The federal government has done a lot to encourage bad behavior (the kind that keeps people poor), by creating incentives for it, and literally subsidizing it.
July 5th, 2010 9:57 pm
I enjoy Mr. Williams’ logic. But perhaps there’s a larger moral lesson here. Maybe the age-old patriotic value to “leave America richer for your children” has a limit. That is, the higher and higher the standard of living climbs as each generation achieves their goal, the more our virtuous ambition might be causing more of the bad behavior, like stress-induced addiction or greed. Or family strains due to unhealthy social pressures, i.e. both parents are forced to work 55 hours a week in order to responsibly remain above the steadily rising poverty line while their stepchildren become neglected, unconscious Wii addicts.
As far as this relates to global poverty, your typical guilt-ridden liberal would say: How much more of the world’s resources is America going to steal to sustain its greedy unlimited, growth-in-abundance cycle? Umm, they might have a point. Our standard of living is unsustainably (therefore immorally) high, and not much of it seems to be rubbing off on our neighbors either. But instead of insulting the truths that founded this country, why not honestly ask: how do we fix an eventually unsustainable economic strategy, just as we may be arriving at that eventuality?

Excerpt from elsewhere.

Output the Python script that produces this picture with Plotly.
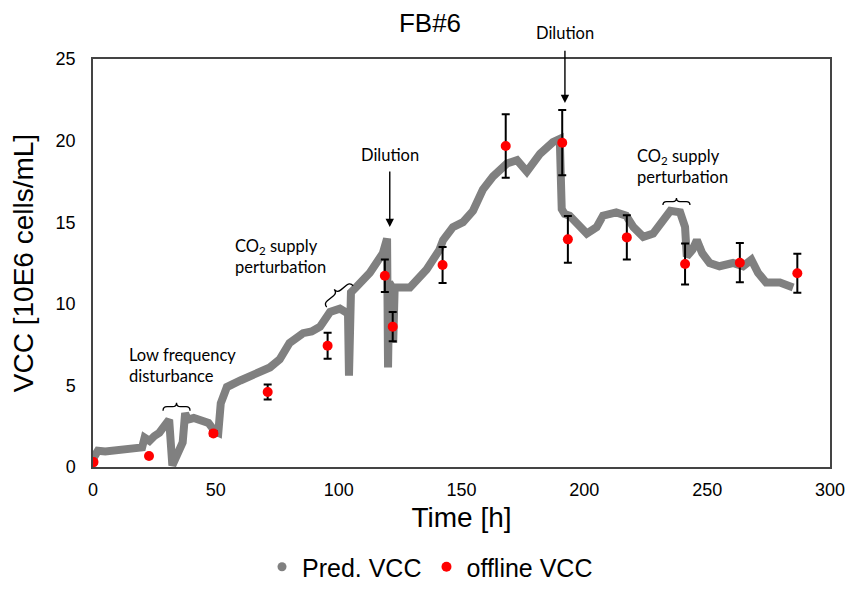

Typical righty guilt response: No other country in the history of the world has volunteered and donated more to the world’s poor than America. Bravo, as would be expected from the most affluent society on the the face of the earth. But you guys just proved that throwing money and social programs at poverty hasn’t really done any good domestically. So why would you think extravagant handouts would do any better for the rest of the world? Your best solution is healthy personal morality fueling economic growth. But the problem is, what pace is internationally sustainable?
October 5th, 2010 2:46 am
fair go… but look at how the statistics that are used here tell only one part of the story… OK, so these folks have colour television… have you tried to buy a B+W TV recently? So they have cars… I would be willing to bet that they don’t own those cars, they’re on HP or in hock up to their eyeballs- and thanks to the way US cities are designed and public transport is (not) funded, having a car is an absolute necessity. You expect folks to walk everywhere? Try it yourself and see how long it’s tolerable!
The statistics quoted do not refer to internationally- accepted determinants of poverty, such as levels of credit card debt and the percentage of income used to service debts or provide basic essentials, or the level of education attained especially by girls and women.
In short using these statistics in this way misses the point, and is inflammatory in that it reinforces the image of poverty being the result of some moral defect.